Hace 2 años yo volaba en globo por Capadocia, Turquía profunda, tomando aire para hacerme fuerte y poco más grande.
En cada exhalación dejaba caer mis temores a lo imprevisto, al manejo técnico del piloto del globo e incluso al temor acumulado por los otros 10 u 11 pasajeros que íbamos en el aparato. Y el aparato subía y subía movido por un juego frágil de fuego, aire/ aire y fuego. Al mismo tiempo, y dado que el costo de este viaje era significativo, quería aprovechar cada segundo de la elevación, el viaje, las fotos del amanecer, las figuras de las piedras, las piedras hechas figuras y el aterrizaje…

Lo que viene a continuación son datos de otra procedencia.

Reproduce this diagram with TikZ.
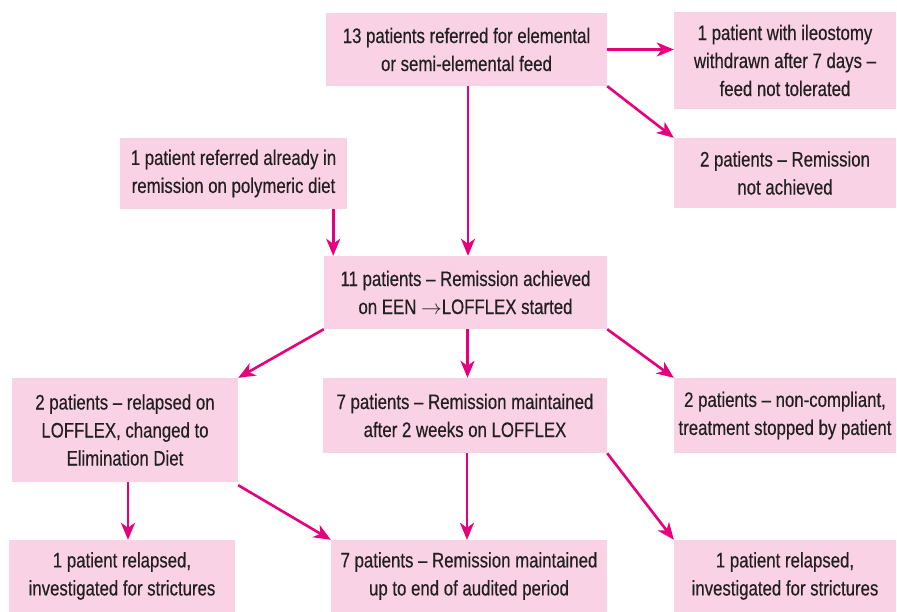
\documentclass[tikz,border=0pt]{standalone}
\usepackage{fontspec}
\setmainfont{Liberation Sans}[FakeStretch=0.8,FakeBold=0.4]
\usetikzlibrary{arrows.meta}
\definecolor{boxpink}{HTML}{F9D3E5}
\definecolor{arrowmag}{HTML}{E6007E}
\definecolor{textgrey}{HTML}{231F20}
\begin{document}
\begin{tikzpicture}[x=1pt,y=-1pt,
  box/.style={fill=boxpink, draw=none, align=center, inner sep=0pt,
    font=\fontsize{21}{28}\selectfont, text=textgrey},
  conn/.style={draw=arrowmag, line width=2.6pt,
    -{Stealth[length=17pt,width=14pt,inset=5pt]}}]
\useasboundingbox (0,0) rectangle (897,612);
\node[box, minimum width=281pt, minimum height=73pt] (A) at (466.5,49.5)
  {13 patients referred for elemental\\or semi-elemental feed};
\node[box, minimum width=222pt, minimum height=97pt] (B) at (785,60.5)
  {1 patient with ileostomy\\withdrawn after 7 days --\\feed not tolerated};
\node[box, minimum width=222pt, minimum height=70pt] (C) at (785,173)
  {2 patients -- Remission\\not achieved};
\node[box, minimum width=227pt, minimum height=71pt] (D) at (233.5,173.5)
  {1 patient referred already in\\remission on polymeric diet};
\node[box, minimum width=283pt, minimum height=73pt] (E) at (465.5,292.5)
  {11 patients -- Remission achieved\\on EEN $\rightarrow$LOFFLEX started};
\node[box, minimum width=226pt, minimum height=104pt] (F) at (125,430)
  {2 patients -- relapsed on\\LOFFLEX, changed to\\Elimination Diet};
\node[box, minimum width=284pt, minimum height=75pt] (G) at (465,415.5)
  {7 patients -- Remission maintained\\after 2 weeks on LOFFLEX};
\node[box, minimum width=222pt, minimum height=75pt] (H) at (785,415.5)
  {2 patients -- non-compliant,\\treatment stopped by patient};
\node[box, minimum width=226pt, minimum height=72pt] (I) at (122,576)
  {1 patient relapsed,\\investigated for strictures};
\node[box, minimum width=276pt, minimum height=72pt] (J) at (469,576)
  {7 patients -- Remission maintained\\up to end of audited period};
\node[box, minimum width=222pt, minimum height=72pt] (K) at (785,576)
  {1 patient relapsed,\\investigated for strictures};
\draw[conn] (A.east) -- (A.east -| B.west);
\draw[conn] (A.south east) -- (C.north west);
\draw[conn] ([xshift=1.5pt]A.south) -- ([xshift=1.5pt]A.south |- E.north);
\draw[conn] ([xshift=-14pt]D.south east) -- ([xshift=-14pt]D.south east |- E.north);
\draw[conn] (E.south west) -- (F.north east);
\draw[conn] ([xshift=2pt]E.south) -- ([xshift=2pt]E.south |- G.north);
\draw[conn] (E.south east) -- (H.north west);
\draw[conn] ([xshift=3pt]F.south) -- ([xshift=3pt]F.south |- I.north);
\draw[conn] ([yshift=-3pt]F.south east) -- (J.north west);
\draw[conn] ([xshift=2pt]G.south) -- ([xshift=2pt]G.south |- J.north);
\draw[conn] (G.south east) -- (K.north west);
\end{tikzpicture}
\end{document}
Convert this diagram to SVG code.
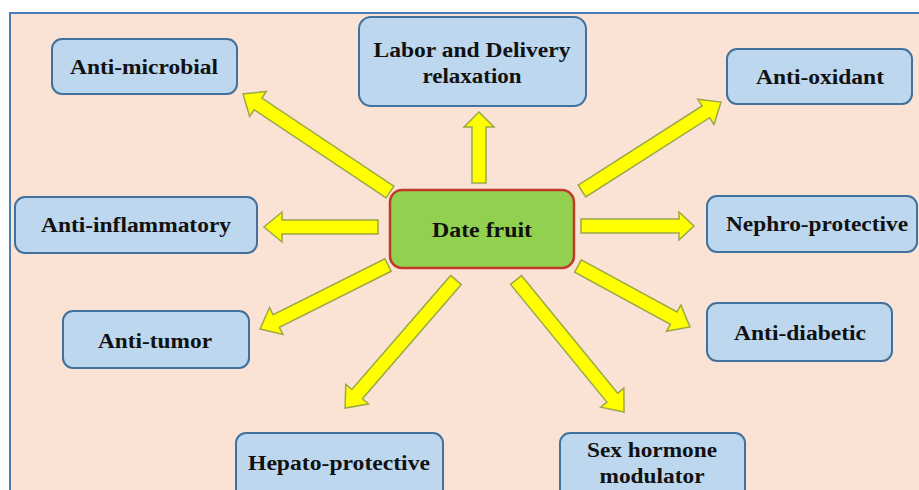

Hoy quizás no vuelo en Santiago, pero con los pies bien puestos en la tierra, sobre dos ruedas, tuve una experiencia tan memorable como aquella. Fue breve, como el viaje en globo, como el tiempo que te tardas en dar un beso, en comerte la mejor uva del mundo o el tiempo que dura un tulipán.
Iba yo en bicicleta bajando por calle Echeñique, en Ñuñoa…el cielo a esa hora de la tarde mostraba más nubes que sol, nubes de esas guatonas e infladas, hermosas. El aire del camino no impedía ir mirando árboles, reconociendo casas, estilos de vida, tiempos privados que, como yo, iban en continuo movimiento:mamás con guaguas en coche, trotadores fosforescentes y repartidores de bebidas, pasaban como rayones en medio de las imágenes más inmóviles de iglesias, puertas de edificios, árboles en flor, plazas de esquina y almacenes, tapicerías, reparadoras de muebles, muros rayados, carnicerías, peluquerías con nombres de mujer.
Lo simple también permite volar…
Porque solo desde la tierra puedes levantar la vista hacia el cielo, y volar.